To people who have read and admired Edmund de Waal's family-history document, The Hare with Amber Eyes, my recent blog post entitled Potter's heritage [display] probably appeared lopsided, since I spoke almost exclusively of Charles Ephrussi, the prominent Parisian dilettante. Meanwhile, I said nothing about his uncle Ignace von Ephrussi in Vienna, who built the vast banking headquarters on the Ringstrasse known as the Palais Ephrussi.
Nor did I mention Ignace's son Viktor, the head of the family on Kristallnacht—November 9–10, 1938—when Nazi thugs terminated forever the power and glory of the Ephrussi dynasty in Austria.
Charles had given his netsuke collection to his cousin Viktor as a wedding gift in 1899. Edmund de Waal's book reveals the amazing way in which these precious objects survived the aftermath of Kristallnacht.
My short blog post was by no means an in-depth review of this splendid book. I merely wished to evoke in a few words the two personages who impressed me most: the Parisian Ephrussi who actually collected the netsuke, and the potter/author who is currently protecting them.
Among the other wealthy Viennese Jews who lost almost everything after Kristallnacht, I might mention the philosopher Ludwig Wittgenstein [see my previous post, entitled Dawkins gives Miss Anscombe a role], who happened to be a friend of the Ephrussis.
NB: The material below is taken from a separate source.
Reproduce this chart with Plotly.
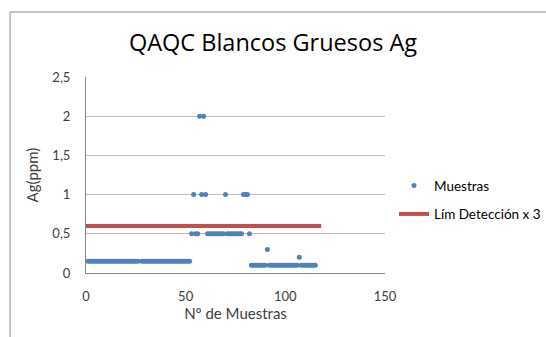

I was greatly interested by an earlier minor theme of The Hare with Amber Eyes. I'm referring to the five-year epistolary relationship that existed between the author's Viennese grandmother Elisabeth Ephrussi [1899-1991] and the Bohemian-Austrian poet Rainer Maria Rilke [1875-1926]. Elisabeth was almost a contemporary of another of Rilke's young Jewish female friends of a literary disposition, Claire Goll [1890-1977], whom I was privileged to meet in Paris not long before her death.